Catholic Groups Blast Georgetown Univ. for Inviting Planned Parenthood Pres. to Speak on Campus
The Roman Catholic Archdiocese of Washington is speaking out against a Georgetown University student group that has invite Planned Parenthood President Cecile Richards to be a featured guest at an upcoming event.
Earlier this month the university's Lecture Fund announced that Richards — who has overseen over 2.8 million abortions as president of Planned Parenthood since 2006 — is going to speak at an event accessible only to Georgetown students and faculty.
"What we lament and find sadly lacking in this choice by the student group is any reflection of what should be an environment of morality, ethics and human decency that one expects on a campus that asserts its Jesuit and Catholic history and identity," the Archdiocese said in a statement Monday.
"One would prefer to see some recognition by this student group of the lives and ministry, focus and values of people like Blessed Óscar Romero, Blessed Teresa of Calcutta and Pope Francis in place of that group's seemingly constant preoccupation with sexual activity, contraception and abortion."
Identifying itself as a "non-partisan student-run organization," the Lecture Fund says the Planned Parenthood president will be speaking at their request in April. "The event will consist of remarks, followed by a question and answer period," explained the group.
The announcement has stirred outrage among pro-life and Catholic groups that view the invitation to the head of the nation's largest abortion business as an affront to biblical teaching on the sanctity of life.
The socially conservative Cardinal Newman Society has launched a petition demanding that the Lecture Fund retract its invitation to Richards.
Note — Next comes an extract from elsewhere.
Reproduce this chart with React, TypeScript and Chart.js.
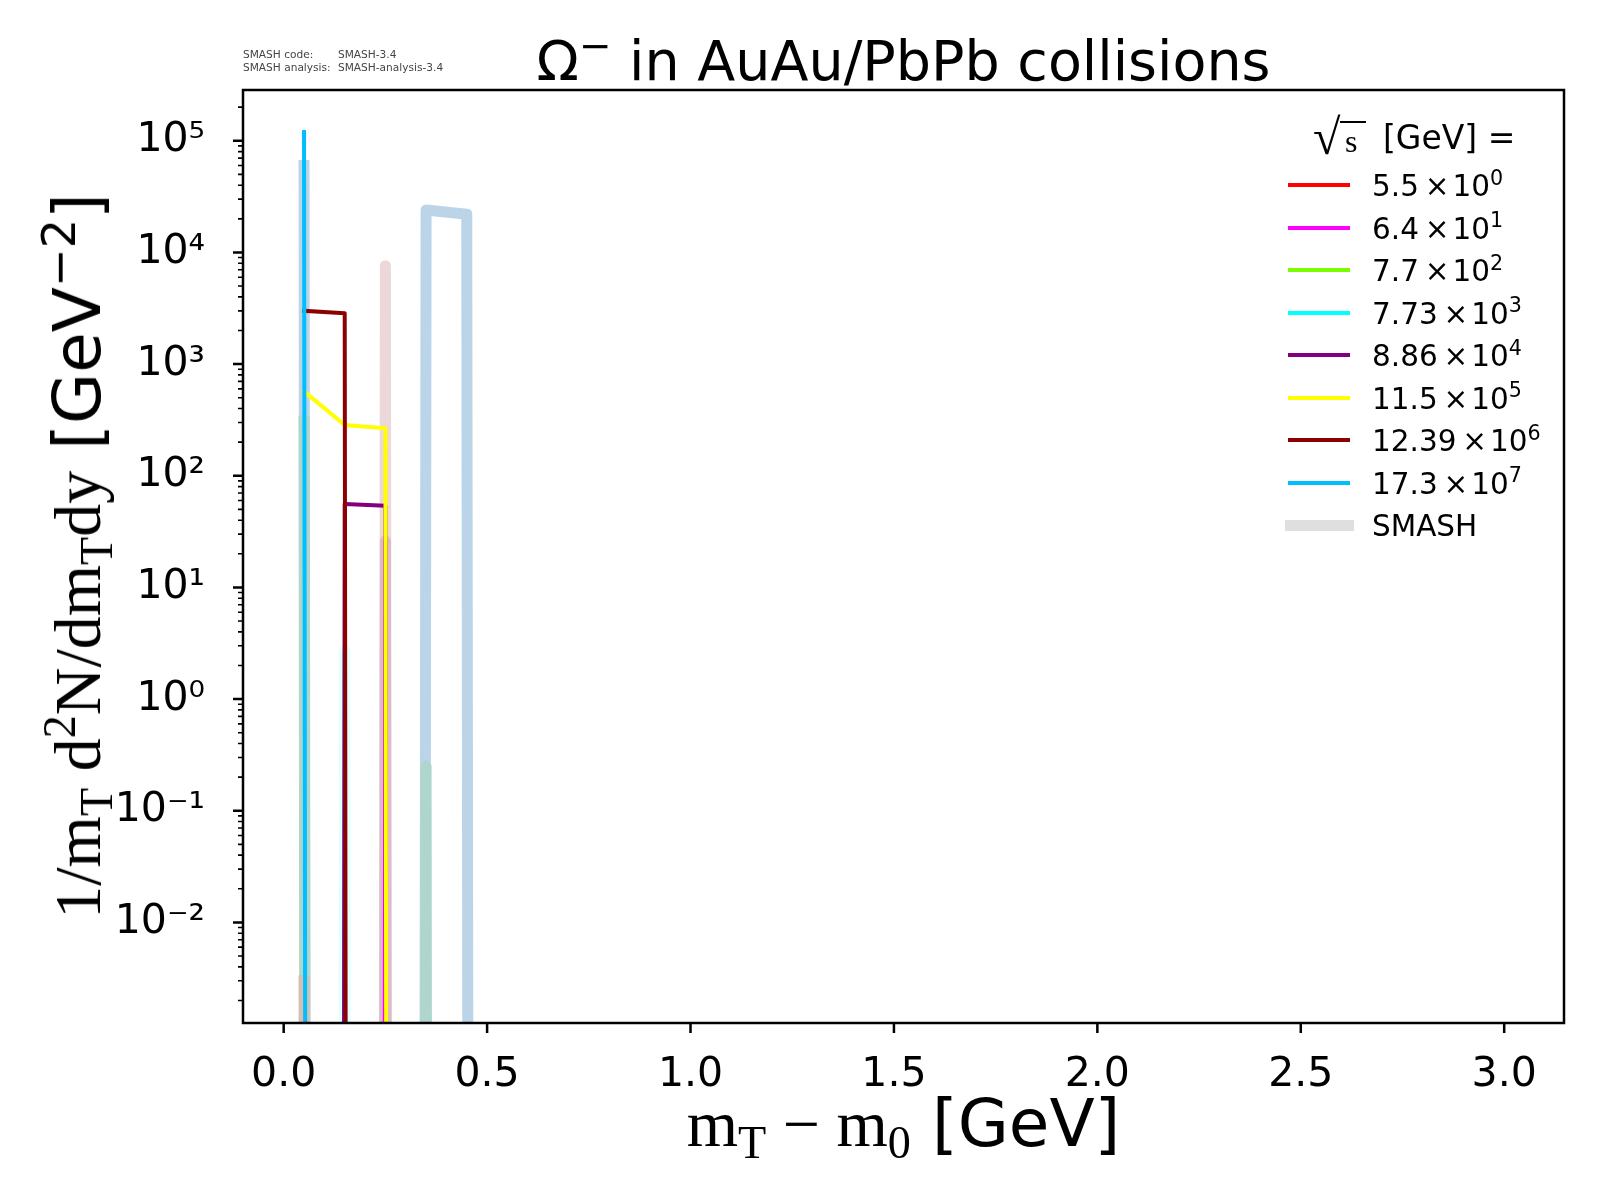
import React, { useEffect, useRef } from "react";
import { Chart, registerables } from "chart.js";

Chart.register(...registerables);

// bin centres of m_T - m_0 [GeV]
const BIN_CENTERS = [0.05, 0.15, 0.25, 0.35, 0.45, 0.55];

// sqrt(s) legend entries: mantissa x 10^exponent
const SQRT_S = ["5.5", "6.4", "7.7", "7.73", "8.86", "11.5", "12.39", "17.3"];
const SQRT_S_EXP = ["0", "1", "2", "3", "4", "5", "6", "7"];
const LINE_COLORS = ["red", "magenta", "lawngreen", "cyan", "purple", "yellow", "darkred", "deepskyblue"];

// spectra per energy (0 = empty bin)
const DATA_5_5 = [0, 0, 0, 0, 0, 0];
const DATA_6_4 = [0, 0, 26, 0, 0, 0];
const DATA_7_7 = [0, 0, 0, 0, 0, 0];
const DATA_7_73 = [0, 2.7, 0, 0, 0, 0];
const DATA_8_86 = [0, 56, 54, 0, 0, 0];
const DATA_11_5 = [570, 285, 266, 0, 0, 0];
const DATA_12_39 = [3000, 2850, 0, 0, 0, 0];
const DATA_17_3 = [120000, 0, 0, 0, 0, 0];

// SMASH curves (thick, pale)
const SMASH_BLUE = [60000, 0, 0, 24000, 22000, 0];
const SMASH_TEAL = [310, 0, 0, 0.25, 0, 0];
const SMASH_PINK = [0, 0, 7600, 0, 0, 0];
const SMASH_MAUVE = [0, 0, 26, 0, 0, 0];
const SMASH_CYAN = [0, 2.7, 0, 0, 0, 0];
const SMASH_TAN = [0.003, 0, 0, 0, 0, 0];

const X_TICKS = [0, 0.5, 1, 1.5, 2, 2.5, 3];
const Y_TICKS = [1e-2, 1e-1, 1, 1e1, 1e2, 1e3, 1e4, 1e5];
const X_MIN = -0.1;
const X_MAX = 3.147;
const Y_MIN = 1.256e-3;
const Y_MAX = 2.85e5;

const SANS = "'DejaVu Sans', sans-serif";
const SERIF = "'Liberation Serif', 'DejaVu Serif', serif";

const SUPER: Record<string, string> = { "-": "\u207B", "0": "\u2070", "1": "\u00B9", "2": "\u00B2", "3": "\u00B3", "4": "\u2074", "5": "\u2075" };

// log axis clips empty bins far below the frame, like matplotlib does
const toPoints = (arr: number[]) => BIN_CENTERS.map((x, i) => ({ x, y: arr[i] > 0 ? arr[i] : 1e-300 }));

const axesPlugin = {
  id: "mplAxes",
  afterDatasetsDraw(chart: any) {
    const { ctx, chartArea: a, scales } = chart;
    const xs = scales.x;
    const ys = scales.y;
    ctx.save();
    ctx.strokeStyle = "#000";
    ctx.lineCap = "butt";
    ctx.lineWidth = 2.5;
    ctx.beginPath();
    X_TICKS.forEach((v) => {
      const px = xs.getPixelForValue(v);
      ctx.moveTo(px, a.bottom);
      ctx.lineTo(px, a.bottom + 10);
    });
    Y_TICKS.forEach((v) => {
      const py = ys.getPixelForValue(v);
      ctx.moveTo(a.left, py);
      ctx.lineTo(a.left - 10, py);
    });
    ctx.stroke();
    ctx.lineWidth = 1.6;
    ctx.beginPath();
    for (let e = -3; e <= 5; e++) {
      for (let m = 2; m <= 9; m++) {
        const v = m * Math.pow(10, e);
        if (v < Y_MIN || v > Y_MAX) continue;
        const py = ys.getPixelForValue(v);
        ctx.moveTo(a.left, py);
        ctx.lineTo(a.left - 5, py);
      }
    }
    ctx.stroke();
    ctx.lineWidth = 2.5;
    ctx.strokeRect(a.left, a.top, a.right - a.left, a.bottom - a.top);
    ctx.restore();
  },
};

function Sup({ children }: { children: React.ReactNode }) {
  return <span style={{ fontSize: "0.7em", position: "relative", top: "-0.55em", lineHeight: 0 }}>{children}</span>;
}
function Sub({ children }: { children: React.ReactNode }) {
  return <span style={{ fontSize: "0.7em", position: "relative", top: "0.25em", lineHeight: 0 }}>{children}</span>;
}

export default function App() {
  const chartRef = useRef<HTMLCanvasElement>(null);

  useEffect(() => {
    if (!chartRef.current) return;

    const thin = (arr: number[], color: string, order: number) => ({
      data: toPoints(arr),
      borderColor: color,
      borderWidth: 4,
      order,
    });
    const thick = (arr: number[], color: string, order: number) => ({
      data: toPoints(arr),
      borderColor: color,
      borderWidth: 11,
      order,
    });

    const datasets = [
      thin(DATA_17_3, LINE_COLORS[7], 1),
      thin(DATA_12_39, LINE_COLORS[6], 2),
      thin(DATA_11_5, LINE_COLORS[5], 3),
      thin(DATA_8_86, LINE_COLORS[4], 4),
      thin(DATA_7_73, LINE_COLORS[3], 5),
      thin(DATA_7_7, LINE_COLORS[2], 6),
      thin(DATA_6_4, LINE_COLORS[1], 7),
      thin(DATA_5_5, LINE_COLORS[0], 8),
      thick(SMASH_TAN, "#d5beb3", 9),
      thick(SMASH_CYAN, "#e0ffff", 10),
      thick(SMASH_MAUVE, "#dcb9cd", 11),
      thick(SMASH_PINK, "#ecd8d8", 12),
      thick(SMASH_TEAL, "#aed6cc", 13),
      thick(SMASH_BLUE, "#bcd4e8", 14),
    ].map((d) => ({
      ...d,
      pointRadius: 0,
      tension: 0,
      clip: 0,
      fill: false,
      borderJoinStyle: "round",
      borderCapStyle: "square",
    }));

    const config: any = {
      type: "line",
      data: { datasets },
      options: {
        animation: false,
        responsive: false,
        devicePixelRatio: 1,
        layout: { padding: { left: 0, top: 90, right: 36, bottom: 0 } },
        plugins: { legend: { display: false }, title: { display: false }, tooltip: { enabled: false } },
        scales: {
          x: {
            type: "linear",
            min: X_MIN,
            max: X_MAX,
            afterBuildTicks: (scale: any) => {
              scale.ticks = X_TICKS.map((value) => ({ value }));
            },
            afterFit: (scale: any) => {
              scale.height = 177;
            },
            grid: { display: false },
            border: { display: false },
            ticks: {
              autoSkip: false,
              maxRotation: 0,
              padding: 20,
              color: "#000",
              font: { family: SANS, size: 41 },
              callback: (v: number) => v.toFixed(1),
            },
          },
          y: {
            type: "logarithmic",
            min: Y_MIN,
            max: Y_MAX,
            afterBuildTicks: (scale: any) => {
              scale.ticks = Y_TICKS.map((value) => ({ value }));
            },
            afterFit: (scale: any) => {
              scale.width = 243;
            },
            grid: { display: false },
            border: { display: false },
            ticks: {
              autoSkip: false,
              padding: 30,
              color: "#000",
              font: { family: SANS, size: 41 },
              callback: (v: number) =>
                "10" + String(Math.round(Math.log10(v))).split("").map((c) => SUPER[c]).join(""),
            },
          },
        },
      },
      plugins: [axesPlugin],
    };

    const chart = new Chart(chartRef.current, config);
    return () => {
      chart.destroy();
    };
  }, []);

  const rowTop = (i: number) => 185 + i * 42.5;

  return (
    <div style={{ position: "absolute", left: 0, top: 0, width: 1600, height: 1200, background: "#fff", fontFamily: SANS, color: "#000" }}>
      <canvas ref={chartRef} width={1600} height={1200} style={{ display: "block" }}></canvas>

      <div style={{ position: "absolute", left: 243, top: 48, fontSize: 10.6, lineHeight: "12.5px", color: "#444", whiteSpace: "pre" }}>
        <div>SMASH code:</div>
        <div>SMASH analysis:</div>
      </div>
      <div style={{ position: "absolute", left: 338, top: 48, fontSize: 10.6, lineHeight: "12.5px", color: "#444", whiteSpace: "pre" }}>
        <div>SMASH-3.4</div>
        <div>SMASH-analysis-3.4</div>
      </div>

      <div style={{ position: "absolute", left: 243, width: 1321, top: 33, fontSize: 55.5, lineHeight: "55px", textAlign: "center", whiteSpace: "nowrap" }}>
        Ω<Sup>−</Sup> in AuAu/PbPb collisions
      </div>

      <div style={{ position: "absolute", left: 243, width: 1321, top: 1091, fontSize: 66, lineHeight: "66px", textAlign: "center", whiteSpace: "nowrap" }}>
        <span style={{ fontFamily: SERIF }}>
          m<Sub>T</Sub> − m<Sub>0</Sub>
        </span>{" "}
        [GeV]
      </div>

      <div
        style={{
          position: "absolute",
          left: 78,
          top: 556,
          fontSize: 66,
          lineHeight: "66px",
          whiteSpace: "nowrap",
          transform: "translate(-50%, -50%) rotate(-90deg)",
        }}
      >
        <span style={{ fontFamily: SERIF }}>
          1/m<Sub>T</Sub> d<Sup>2</Sup>N/dm<Sub>T</Sub>dy
        </span>{" "}
        [GeV<Sup>−2</Sup>]
      </div>

      {/* legend title: sqrt(s) [GeV] = */}
      <div style={{ position: "absolute", left: 1313, top: 112, fontFamily: SERIF, fontSize: 50, lineHeight: "50px" }}>√</div>
      <div style={{ position: "absolute", left: 1340, top: 121, width: 26, height: 2, background: "#000" }} />
      <div style={{ position: "absolute", left: 1345, top: 125, fontFamily: SERIF, fontSize: 32, lineHeight: "32px" }}>s</div>
      <div style={{ position: "absolute", left: 1383, top: 121, fontSize: 33, lineHeight: "33px", whiteSpace: "pre" }}>[GeV] =</div>

      {SQRT_S.map((s, i) => (
        <React.Fragment key={s}>
          <div style={{ position: "absolute", left: 1288, top: rowTop(i) - 2, width: 62, height: 4, background: LINE_COLORS[i] }} />
          <div style={{ position: "absolute", left: 1372, top: rowTop(i) - 14, fontSize: 29.5, lineHeight: "30px", whiteSpace: "pre" }}>
            {s}
            {"\u2009×\u200A"}10<Sup>{SQRT_S_EXP[i]}</Sup>
          </div>
        </React.Fragment>
      ))}
      <div style={{ position: "absolute", left: 1285, top: rowTop(8) - 5.5, width: 69, height: 11, background: "#dfdfdf" }} />
      <div style={{ position: "absolute", left: 1372, top: rowTop(8) - 14, fontSize: 29.5, lineHeight: "30px" }}>SMASH</div>
    </div>
  );
}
"I join with The Cardinal Newman Society and faithful Catholics in calling on Georgetown University to uphold its Catholic identity and commitment to human dignity by rescinding the Lecture Fund's invitation to Planned Parenthood President Cecile Richards to speak on campus in April," reads the petition.
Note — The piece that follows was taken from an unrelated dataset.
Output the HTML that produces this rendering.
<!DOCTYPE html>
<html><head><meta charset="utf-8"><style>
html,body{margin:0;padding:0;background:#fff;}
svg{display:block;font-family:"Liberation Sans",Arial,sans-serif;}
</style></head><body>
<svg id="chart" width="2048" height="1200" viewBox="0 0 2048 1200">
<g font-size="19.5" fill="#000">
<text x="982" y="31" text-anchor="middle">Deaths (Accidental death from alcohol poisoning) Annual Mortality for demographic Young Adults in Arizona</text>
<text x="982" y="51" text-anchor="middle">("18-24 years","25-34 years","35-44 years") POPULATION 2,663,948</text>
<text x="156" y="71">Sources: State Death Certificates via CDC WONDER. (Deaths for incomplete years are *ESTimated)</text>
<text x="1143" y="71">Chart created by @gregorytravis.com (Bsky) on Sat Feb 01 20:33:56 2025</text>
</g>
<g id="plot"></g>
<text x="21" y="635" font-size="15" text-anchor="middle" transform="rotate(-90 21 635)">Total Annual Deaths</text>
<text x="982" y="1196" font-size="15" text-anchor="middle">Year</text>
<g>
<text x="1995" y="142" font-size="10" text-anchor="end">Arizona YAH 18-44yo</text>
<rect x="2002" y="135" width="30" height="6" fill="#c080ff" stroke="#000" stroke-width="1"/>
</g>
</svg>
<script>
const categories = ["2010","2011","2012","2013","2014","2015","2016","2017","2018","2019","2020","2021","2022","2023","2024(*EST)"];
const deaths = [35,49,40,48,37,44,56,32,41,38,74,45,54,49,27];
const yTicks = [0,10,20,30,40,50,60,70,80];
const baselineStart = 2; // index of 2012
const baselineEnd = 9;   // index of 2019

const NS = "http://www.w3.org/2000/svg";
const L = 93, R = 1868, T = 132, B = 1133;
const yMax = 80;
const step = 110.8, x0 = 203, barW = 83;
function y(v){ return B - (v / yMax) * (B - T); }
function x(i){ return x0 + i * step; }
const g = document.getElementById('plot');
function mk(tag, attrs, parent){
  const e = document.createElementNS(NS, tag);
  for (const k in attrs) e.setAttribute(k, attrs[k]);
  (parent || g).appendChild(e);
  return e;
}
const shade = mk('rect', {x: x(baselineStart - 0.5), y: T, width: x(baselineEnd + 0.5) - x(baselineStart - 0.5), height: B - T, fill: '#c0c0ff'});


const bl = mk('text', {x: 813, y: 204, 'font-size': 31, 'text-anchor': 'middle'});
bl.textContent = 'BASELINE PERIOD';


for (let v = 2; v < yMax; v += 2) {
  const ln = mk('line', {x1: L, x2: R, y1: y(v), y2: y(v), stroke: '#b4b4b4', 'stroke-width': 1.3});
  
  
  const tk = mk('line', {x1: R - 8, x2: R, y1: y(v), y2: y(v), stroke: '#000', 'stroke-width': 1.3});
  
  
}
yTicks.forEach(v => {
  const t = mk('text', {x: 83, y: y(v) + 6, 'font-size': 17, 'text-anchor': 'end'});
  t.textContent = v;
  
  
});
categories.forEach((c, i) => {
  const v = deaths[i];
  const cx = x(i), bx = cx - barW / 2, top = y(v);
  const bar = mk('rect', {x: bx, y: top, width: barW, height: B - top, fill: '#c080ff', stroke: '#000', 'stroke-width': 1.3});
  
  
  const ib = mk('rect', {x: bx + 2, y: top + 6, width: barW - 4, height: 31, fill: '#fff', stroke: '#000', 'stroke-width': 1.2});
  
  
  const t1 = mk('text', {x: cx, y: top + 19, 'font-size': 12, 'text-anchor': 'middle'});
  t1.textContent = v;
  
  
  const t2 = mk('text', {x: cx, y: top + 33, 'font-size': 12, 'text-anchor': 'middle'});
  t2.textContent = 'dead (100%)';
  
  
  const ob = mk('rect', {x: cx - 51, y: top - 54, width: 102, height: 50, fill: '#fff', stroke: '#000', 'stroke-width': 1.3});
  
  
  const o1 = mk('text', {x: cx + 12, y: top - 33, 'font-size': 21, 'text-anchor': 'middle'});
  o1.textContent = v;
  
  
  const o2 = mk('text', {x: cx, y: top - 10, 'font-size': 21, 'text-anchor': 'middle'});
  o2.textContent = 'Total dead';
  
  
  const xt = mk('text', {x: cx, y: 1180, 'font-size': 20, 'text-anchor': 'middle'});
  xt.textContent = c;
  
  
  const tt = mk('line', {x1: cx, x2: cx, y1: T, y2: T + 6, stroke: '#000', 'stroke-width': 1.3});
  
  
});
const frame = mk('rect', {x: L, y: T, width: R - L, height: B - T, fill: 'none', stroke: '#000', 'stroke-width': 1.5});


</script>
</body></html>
"We call on Georgetown University to restore the Catholic identity and fidelity that once were the foundation of America's oldest Catholic university, but which have been diminished and even scorned in recent decades."
For its part, Georgetown University released a statement last week expressing support for the Lecture Fund's decision, citing academic freedom as justification.
"As the nation's oldest Catholic and Jesuit university, Georgetown University is proud to be a university that deeply values our faith tradition and that encourages the free exchange of ideas," reads the statement in part.
"We respect our students' right to express their personal views and are committed to sustaining a forum for the free exchange of ideas, even when those ideas may be difficult, controversial or objectionable to some."
Georgetown also added that the Catholic academic institution "remains firmly committed to the sanctity and human dignity of every life at every stage."